EXERCISE AIM: Working from the top of the listing below, retype each line through the line containing "from bokeh.resources import INLINE", both included, with no pictures.

··· GIVEN DATA ···

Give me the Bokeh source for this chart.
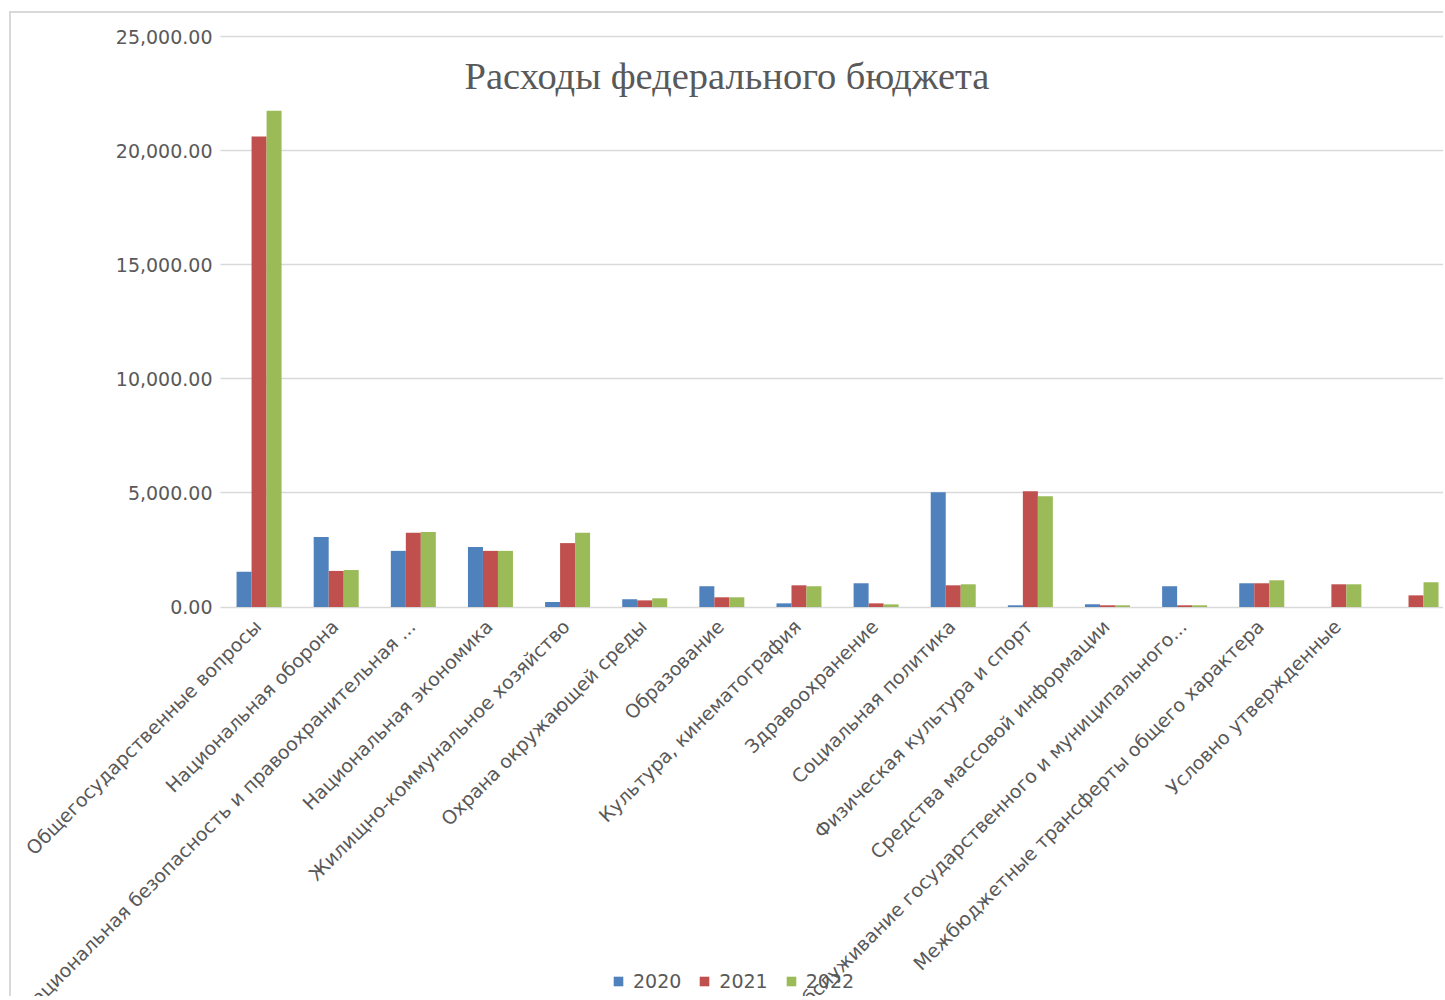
import math
from bokeh.plotting import figure
from bokeh.models import (ColumnDataSource, Range1d, FixedTicker, NumeralTickFormatter,
                          Legend, LegendItem, Label)
from bokeh.transform import dodge
from bokeh.embed import file_html
from bokeh.resources import INLINE

categories = [
    "Общегосударственные вопросы",
    "Национальная оборона",
    "Национальная безопасность и правоохранительная ...",
    "Национальная экономика",
    "Жилищно-коммунальное хозяйство",
    "Охрана окружающей среды",
    "Образование",
    "Культура, кинематография",
    "Здравоохранение",
    "Социальная политика",
    "Физическая культура и спорт",
    "Средства массовой информации",
    "Обслуживание государственного и муниципального...",
    "Межбюджетные трансферты общего характера",
    "Условно утвержденные",
    "",
]
years = ["2020", "2021", "2022"]
y2020 = [1550, 3070, 2460, 2630, 220, 340, 910, 160, 1040, 5030, 75, 120, 910, 1040, 0, 0]
y2021 = [20620, 1580, 3250, 2460, 2800, 290, 425, 950, 160, 950, 5070, 75, 75, 1040, 995, 510]
y2022 = [21750, 1620, 3290, 2460, 3250, 380, 425, 910, 115, 995, 4850, 75, 75, 1170, 995, 1085]
y_ticks = [0, 5000, 10000, 15000, 20000, 25000]
title_text = "Расходы федерального бюджета"

colors = ["#4F81BD", "#C0504D", "#9BBB59"]
text_color = "#595959"
grid_color = "#d9d9d9"
font = "DejaVu Sans"

# layout (page pixels)
off_x, off_y = 11, 13          # canvas origin on page (margin + border)
W, H = 1445 - off_x, 1000 - off_y - 2
frame_left_page = 220          # where the category axis starts
zero_page = 606.5
px_per_unit = 570.5 / 25000
cat_px = 77.13

x_start = -(frame_left_page - off_x) / cat_px
x_end = (off_x + W - frame_left_page) / cat_px
y_end = (zero_page - off_y) / px_per_unit
y_start = -(off_y + H - zero_page) / px_per_unit

xs = [i + 0.5 for i in range(len(categories))]
src = ColumnDataSource(dict(x=xs, y2020=y2020, y2021=y2021, y2022=y2022))

p = figure(width=W, height=H, output_backend="svg", toolbar_location=None,
           x_range=Range1d(x_start, x_end), y_range=Range1d(y_start, y_end),
           min_border_left=0, min_border_top=0, min_border_bottom=0,
           min_border_right=0, tools="")
p.styles = {"margin-left": "9px", "margin-top": "11px",
            "border-left": "2px solid #d9d9d9", "border-top": "2px solid #d9d9d9"}
p.outline_line_color = None
p.background_fill_color = "white"
p.border_fill_color = "white"

# value grid lines, spanning the category area only
grid = p.ygrid[0]
p.xgrid.grid_line_color = None
if hasattr(grid, "cross_bounds"):
    grid.ticker = FixedTicker(ticks=y_ticks)
    grid.cross_bounds = (0, x_end)
    grid.grid_line_color = grid_color
    grid.grid_line_width = 1.5
else:
    grid.grid_line_color = None
    p.segment(x0=[0] * len(y_ticks), x1=[x_end] * len(y_ticks), y0=y_ticks, y1=y_ticks,
              line_color=grid_color, line_width=1.5)

bw = 15 / cat_px
renderers = []
for k, (yr, col) in enumerate(zip(years, colors)):
    r = p.vbar(x=dodge("x", (k - 1) * bw, range=p.x_range), top="y" + yr, width=bw,
               source=src, fill_color=col, line_color=None)
    renderers.append(r)

# category axis drawn at value 0, labels rotated and ending at each category
label_pos = [x - 1.5 / cat_px for x in xs]
p.xaxis.fixed_location = 0
p.xaxis.ticker = FixedTicker(ticks=label_pos)
p.xaxis.major_label_overrides = {x: c for x, c in zip(label_pos, categories)}
p.xaxis.major_label_orientation = math.pi / 4
p.xaxis.major_label_text_font = font
p.xaxis.major_label_text_font_size = "19px"
p.xaxis.major_label_text_color = text_color
p.xaxis.major_tick_line_color = None
p.xaxis.minor_tick_line_color = None
p.xaxis.major_tick_out = 0
p.xaxis.major_tick_in = 0
p.xaxis.major_label_standoff = 16
p.xaxis.axis_line_color = None

# value axis drawn at the start of the category area
p.yaxis.fixed_location = 0
p.yaxis.ticker = FixedTicker(ticks=y_ticks)
p.yaxis.formatter = NumeralTickFormatter(format="0,0.00")
p.yaxis.major_label_text_font = font
p.yaxis.major_label_text_font_size = "19px"
p.yaxis.major_label_text_color = text_color
p.yaxis.axis_line_color = None
p.yaxis.major_tick_line_color = None
p.yaxis.minor_tick_line_color = None
p.yaxis.major_tick_out = 0
p.yaxis.major_tick_in = 0
p.yaxis.major_label_standoff = 8

p.add_layout(Label(x=(726.5 - frame_left_page) / cat_px,
                   y=(zero_page - 75) / px_per_unit, text=title_text,
                   text_font="Liberation Serif", text_font_size="38.5px",
                   text_color=text_color, text_align="center", text_baseline="middle"))

legend = Legend(items=[LegendItem(label=yr, renderers=[r]) for yr, r in zip(years, renderers)],
                orientation="horizontal", location=(612 - off_x, 6),
                glyph_width=12, glyph_height=12, label_standoff=9, spacing=17,
                label_height=20, padding=0, margin=0, border_line_color=None,
                background_fill_alpha=0,
                label_text_font=font, label_text_font_size="19px",
                label_text_color=text_color)
p.add_layout(legend, "center")

open("out.html", "w").write(file_html(p, INLINE))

···

SOLUTION FOR THIS TASK:
Give me the Bokeh source for this chart.
import math
from bokeh.plotting import figure
from bokeh.models import (ColumnDataSource, Range1d, FixedTicker, NumeralTickFormatter,
                          Legend, LegendItem, Label)
from bokeh.transform import dodge
from bokeh.embed import file_html
from bokeh.resources import INLINE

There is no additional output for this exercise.